How outbound webhooks work
CloudAIPilot sends an HTTP POST request to your configured webhook URL whenever a subscribed event occurs. Your endpoint receives a JSON payload describing the event, processes it, and responds with HTTP 200 OK.
Event flow:
- An event occurs in CloudAIPilot (alert fires, deployment completes, backup fails, etc.)
- CloudAIPilot sends a POST request to all active webhook channels
- Your endpoint receives and processes the payload
- You respond with 200 OK within 10 seconds
- CloudAIPilot logs the delivery in the notification history
Configuring a webhook channel
- Go to Settings → Notification Channels → Add Channel.
- Select Webhook.
- Enter a channel name and your endpoint URL (must be HTTPS).
- Optionally enter a Secret for HMAC-SHA256 payload signing.
- Click Add Channel, then Test to verify your endpoint receives the test payload.
Payload structure
Every webhook payload is a JSON object with this structure:
{
"event": "alert.fired",
"timestamp": "2026-05-30T14:22:00Z",
"organization_id": "org_abc123",
"data": {
"server_name": "web-server-01",
"metric": "cpu",
"value": 96.2,
"severity": "critical",
"alert_rule": "CPU Usage > 95%"
}
}
The event field identifies the event type. The data object contains event-specific details.
Available event types
Events are grouped by category:
Servers: server.provisioned, server.provision_failed, server.agent_installed, server.externally_deleted, server.ssh_setup_complete, server.ssh_setup_failed, ssl.expiring, ssl.renewed
Backups: backup.completed, backup.failed, restore.completed, restore.failed
Deployments: deploy.success, deploy.failed, deploy.rolled_back, app.deploy_succeeded, app.deploy_failed
FinOps & Alerts: alert.fired, alert.resolved, finops.anomaly.detected, finops.budget.exceeded, finops.waste.detected, finops.recommendation.created, finops.report.delivered
Security: security.new_login, security.failed_logins
Team: team.member_invited, team.role_changed
Goals & Insights: goal.completed, goal.failed, goal.blocked
Verifying payload authenticity (HMAC-SHA256)

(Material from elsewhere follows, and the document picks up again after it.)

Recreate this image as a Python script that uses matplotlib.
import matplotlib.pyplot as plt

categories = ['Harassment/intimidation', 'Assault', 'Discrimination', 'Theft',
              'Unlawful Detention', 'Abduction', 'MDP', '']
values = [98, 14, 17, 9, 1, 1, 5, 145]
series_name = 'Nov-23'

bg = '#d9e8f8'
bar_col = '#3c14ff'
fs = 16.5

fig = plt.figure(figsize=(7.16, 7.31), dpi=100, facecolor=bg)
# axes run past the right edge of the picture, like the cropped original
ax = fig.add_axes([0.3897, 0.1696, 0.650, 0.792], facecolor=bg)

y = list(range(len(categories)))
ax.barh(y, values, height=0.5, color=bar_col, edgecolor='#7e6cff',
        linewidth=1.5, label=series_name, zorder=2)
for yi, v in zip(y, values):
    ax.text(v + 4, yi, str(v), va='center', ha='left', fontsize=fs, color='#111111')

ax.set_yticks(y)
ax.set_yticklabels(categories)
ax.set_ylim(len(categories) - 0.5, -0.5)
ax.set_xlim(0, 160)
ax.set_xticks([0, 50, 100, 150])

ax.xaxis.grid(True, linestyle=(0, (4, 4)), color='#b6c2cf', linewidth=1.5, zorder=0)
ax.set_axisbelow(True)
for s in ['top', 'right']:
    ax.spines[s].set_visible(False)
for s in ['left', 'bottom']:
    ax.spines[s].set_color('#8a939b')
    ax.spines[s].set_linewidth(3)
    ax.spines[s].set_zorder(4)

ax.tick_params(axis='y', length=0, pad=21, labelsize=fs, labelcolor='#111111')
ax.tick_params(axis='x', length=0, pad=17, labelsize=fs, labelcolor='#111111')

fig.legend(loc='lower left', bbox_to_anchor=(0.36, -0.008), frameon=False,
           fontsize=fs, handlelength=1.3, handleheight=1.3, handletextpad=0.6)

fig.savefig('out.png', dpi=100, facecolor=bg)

If you configured a secret when creating the webhook channel, CloudAIPilot signs every payload with HMAC-SHA256. The signature appears in the request header:
X-CloudAIPilot-Signature: sha256=HEXDIGEST
To verify the signature on your server:
import hmac, hashlib
def verify_signature(payload_body: bytes, secret: str, signature_header: str) -> bool:
expected = hmac.new(
secret.encode("utf-8"),
payload_body,
hashlib.sha256
).hexdigest()
received = signature_header.replace("sha256=", "")
return hmac.compare_digest(expected, received)

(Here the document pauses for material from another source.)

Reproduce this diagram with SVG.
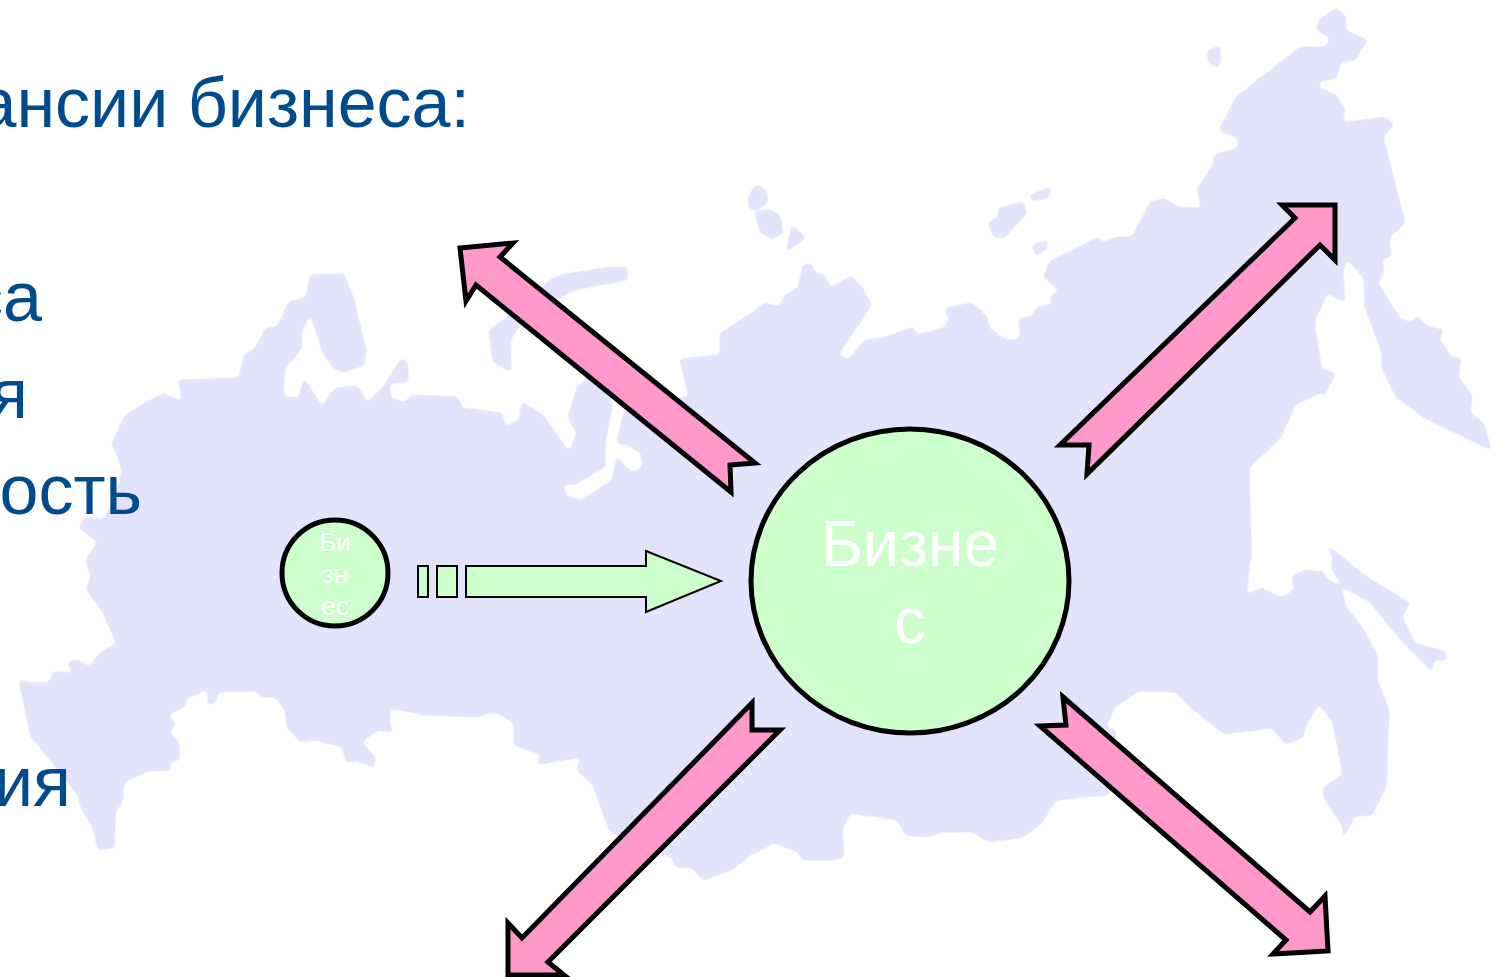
<svg xmlns="http://www.w3.org/2000/svg" width="1501" height="977" viewBox="0 0 1501 977">
<style>
.map{fill:#e3e3fb;stroke:#e3e3fb;stroke-width:1;stroke-linejoin:round}
.heading{font-family:"Liberation Sans",Arial,sans-serif;font-size:70px;fill:#004b8d;text-anchor:end}
.lbl{font-family:"Liberation Sans",Arial,sans-serif;fill:#fff;text-anchor:middle}
.big{font-size:64px}
.small{font-size:26px}
.bubble{fill:#ccffcc;stroke:#000}
.pink{fill:#ff99cc;stroke:#000;stroke-width:5;stroke-linejoin:miter;stroke-miterlimit:10}
.green{fill:#ccffcc;stroke:#000;stroke-width:2}
</style>
<defs>
<filter id="soft" x="0" y="0" width="1501" height="977" filterUnits="userSpaceOnUse">
<feGaussianBlur stdDeviation="2"/>
<feComponentTransfer><feFuncA type="linear" slope="3" intercept="-1"/></feComponentTransfer>
</filter>
</defs>
<rect width="1501" height="977" fill="#fff"/>
<g id="map" filter="url(#soft)">
<path class="map" d="M112,443 125,415 163,393 182,402 179,380 239,378 244,355 254,350 266,328 277,327 289,302 306,297 310,275 344,274 354,300 366,350 364,365 344,372 333,368 323,353 310,313 301,333 302,348 285,368 283,397 299,398 304,378 322,407 335,388 358,386 367,403 383,387 402,358 408,365 408,382 390,383 390,397 404,403 412,395 458,397 462,408 502,413 505,427 519,420 522,402 543,415 569,452 577,433 568,417 577,388 592,372 608,392 612,407 605,443 605,467 574,485 562,483 567,497 581,500 612,480 617,457 632,473 643,467 641,453 629,445 617,443 622,420 630,395 660,400 689,397 680,359 720,355 720,333 746,317 750,315 764,303 779,307 786,295 798,288 803,265 812,264 815,273 824,275 831,288 850,276 862,287 872,305 838,355 848,360 865,340 884,338 913,327 917,335 944,328 949,320 945,308 972,303 987,317 989,328 1006,340 1020,340 1019,318 1032,317 1037,307 1052,305 1051,295 1060,291 1044,277 1049,262 1099,237 1102,243 1116,237 1132,237 1150,203 1164,198 1178,207 1202,208 1197,190 1214,163 1214,155 1238,148 1238,138 1219,130 1236,97 1300,47 1327,47 1330,38 1317,30 1319,20 1336,8 1346,17 1345,30 1367,40 1355,60 1341,62 1336,78 1319,82 1319,88 1336,95 1345,110 1342,123 1386,117 1394,125 1383,137 1405,223 1389,238 1391,257 1382,258 1384,273 1378,283 1401,320 1413,322 1415,315 1429,327 1444,330 1439,338 1451,357 1461,358 1458,377 1472,395 1470,413 1484,423 1491,450 1425,418 1396,397 1382,368 1382,353 1365,307 1364,278 1346,258 1343,275 1345,302 1327,293 1314,323 1322,370 1336,373 1324,395 1319,393 1295,405 1281,437 1249,468 1251,553 1246,595 1262,588 1281,598 1295,590 1292,577 1305,570 1324,572 1324,577 1341,587 1346,607 1362,627 1377,655 1377,680 1389,710 1386,787 1372,815 1355,816 1343,838 1343,827 1323,797 1324,787 1343,775 1333,723 1319,704 1305,727 1303,737 1286,744 1272,728 1224,734 1190,707 1176,692 1138,691 1114,708 1106,728 1116,730 1109,795 1085,797 1056,800 1042,823 1023,837 989,842 972,832 941,832 927,837 905,835 898,820 850,813 842,830 844,857 831,860 803,860 798,852 774,843 750,855 732,870 703,880 691,867 677,868 672,858 612,833 608,827 593,785 577,770 581,757 545,763 538,765 541,755 514,745 514,723 498,713 488,713 478,717 426,715 390,708 390,727 395,732 378,730 361,742 376,758 373,768 356,760 347,763 342,747 316,740 301,742 287,728 285,710 275,697 261,697 258,691 218,692 215,703 208,704 208,689 187,698 184,707 168,715 175,723 170,733 179,743 179,760 170,762 170,770 148,771 124,782 122,802 115,813 114,848 98,850 93,828 81,808 79,797 48,757 31,737 19,680 33,683 50,682 53,672 74,673 67,662 79,660 89,667 100,653 117,643 100,607 86,590 91,577 86,560 98,542 79,528 86,517 103,520 115,500 122,473 120,463Z"/>
<path class="map" d="M627,267 627,280 574,290 526,317 510,340 511,372 493,362 489,330 507,317 550,280 560,275 612,267Z"/>
<path class="map" d="M757,184 767,193 767,203 755,210 749,208 749,195Z"/>
<path class="map" d="M755,213 769,209 780,215 783,233 772,239 760,232Z"/>
<path class="map" d="M792,225 806,238 786,252Z"/>
<path class="map" d="M1030,195 1052,187 1049,197 1032,201Z"/>
<path class="map" d="M999,208 1023,202 1027,213 1004,238 994,237 988,222 998,218Z"/>
<path class="map" d="M1032,245 1047,240 1047,248 1036,256Z"/>
<path class="map" d="M1207,52 1220,45 1221,60 1218,69 1209,62Z"/>
<path class="map" d="M1327,545 1367,577 1410,603 1402,617 1415,643 1446,652 1446,660 1434,660 1432,672 1401,640 1370,602 1343,587 1331,567 1333,558Z"/>
</g>
<g id="heading-text">
<text class="heading" x="470" y="127">ансии бизнеса:</text>
<text class="heading" x="42" y="321">са</text>
<text class="heading" x="28" y="418">я</text>
<text class="heading" x="142" y="514">ость</text>
<text class="heading" x="71" y="806">ия</text>
</g>
<g id="connectors">
<polygon class="pink" points="460,248 513,243 500,257 755,463 730,465 731,492 476,285 466,301"/>
<polygon class="pink" points="1335,205 1282,205 1295,218 1060,445 1089,445 1087,474 1320,245 1335,260"/>
<polygon class="pink" points="1063,697 1310,912 1325,896 1328,951 1273,954 1286,940 1040,726 1066,725"/>
<polygon class="pink" points="508,975 508,923 522,938 752,703 752,730 780,730 548,962 564,975"/>
<rect class="green" x="418" y="566" width="10" height="31"/>
<rect class="green" x="437" y="566" width="20" height="31"/>
<polygon class="green" points="466,566 646,566 646,551 721,581 646,612 646,597 466,597"/>
</g>
<g id="node-small">
<ellipse class="bubble" cx="335" cy="573" rx="53" ry="53" stroke-width="5"/>
<text class="lbl small" x="335" y="551">Би</text>
<text class="lbl small" x="335" y="583">зн</text>
<text class="lbl small" x="335" y="615">ес</text>
</g>
<g id="node-large">
<ellipse class="bubble" cx="910" cy="581" rx="159" ry="152" stroke-width="5"/>
<text class="lbl big" x="910" y="566">Бизне</text>
<text class="lbl big" x="910" y="643">с</text>
</g>
</svg>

Always verify the signature before processing the payload in production. Reject any request that fails verification.
Retry behavior
If your endpoint returns a non-200 response or times out (over 10 seconds), CloudAIPilot retries the delivery:
- Retry 1: 30 seconds after the first failure
- Retry 2: 5 minutes after retry 1
- After 3 total attempts: delivery is marked as failed in the notification history
To avoid retry issues, respond with 200 OK as quickly as possible. Process the payload asynchronously if the processing takes more than a few seconds.